Sendtil Parthasarathy, Vice-President, Business Development, Hirotec India Private Ltd, Coimbatore, said the company, which began in a small way in the city, would like to establish itself before taking a call on exploring opportunities in Gujarat.
He said the company has invested about Rs 20 crore in its Coimbatore tooling facility and some of its major clients are Ford, Nissan,Tatas, Hyundai and Volkswagen. Besides, the company also has a sales and support facility in Pune where some of its major clients have manufacturing units. The proposed assembly integration and try-out facilities would come up near the existing unit in Saravanampatti on the outskirts of Coimbatore.
Parthasarathy said the company’s engineers in Coimbatore were also imparted continuous training both in the US and Japan. It planned to ramp up the headcount once the first phase of expansion is ready by April 2014.
Sharon L. Beetham, Vice President of Finance and Purchasing, Hirotec America, expects revenue from Indian operations to be around $25 million in the next fiscal and further growth would depend on the investment made in the second and third phase. The initial forecast for 2014-15 was only marginal growth and the company planned to grow continuously and “catch up with US at some point”. The company cannot continue funding from the US or Japan and expected the Indian operations to generate enough cash to fund its expansion.

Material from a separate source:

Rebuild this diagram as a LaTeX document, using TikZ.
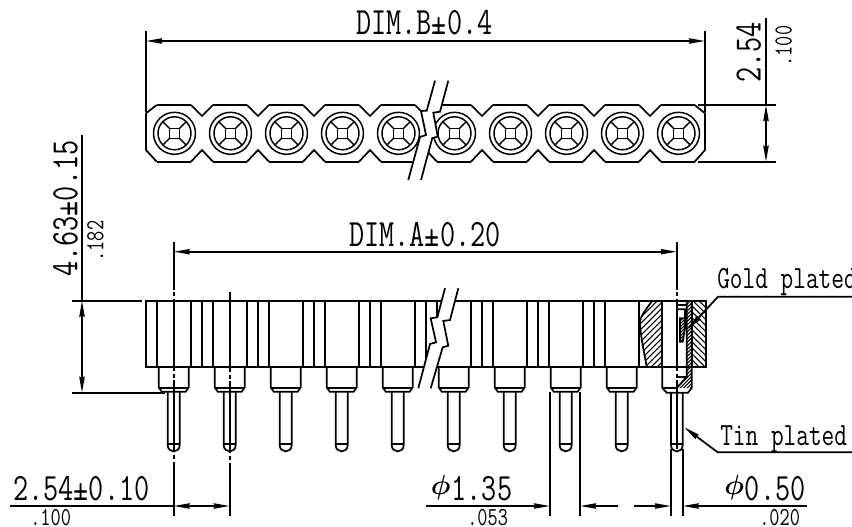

Takahiro Hayama, President of Hirotec India, said the company was open to the idea of supplying parts from India to other countries like China.
Katsu Uno, Chairman & CEO, Hirotec America, explained that the company’s strength was the closure products for automobiles. Its operations in India have not been hit by the slowdown in the auto sector. He said the Rs 40 crore investment being planned was to meet the demand for quality tooling solutions by the automotive OEMs in the country and to meet increasing localisation, shorter vehicle launch cycles and to optimise cost.
On whether the power shortage affected the operations, Toeniskoetter said the company was not into mass production and as it was in the tooling market, the engineering services they provided were not as sensitive to power shortage as anyone in mass manufacturing. Theirs was also not a power intensive activity.
The new facility would have a modern machine shop, engineering office to seat 300 engineers, assembly and tool try-out facilities.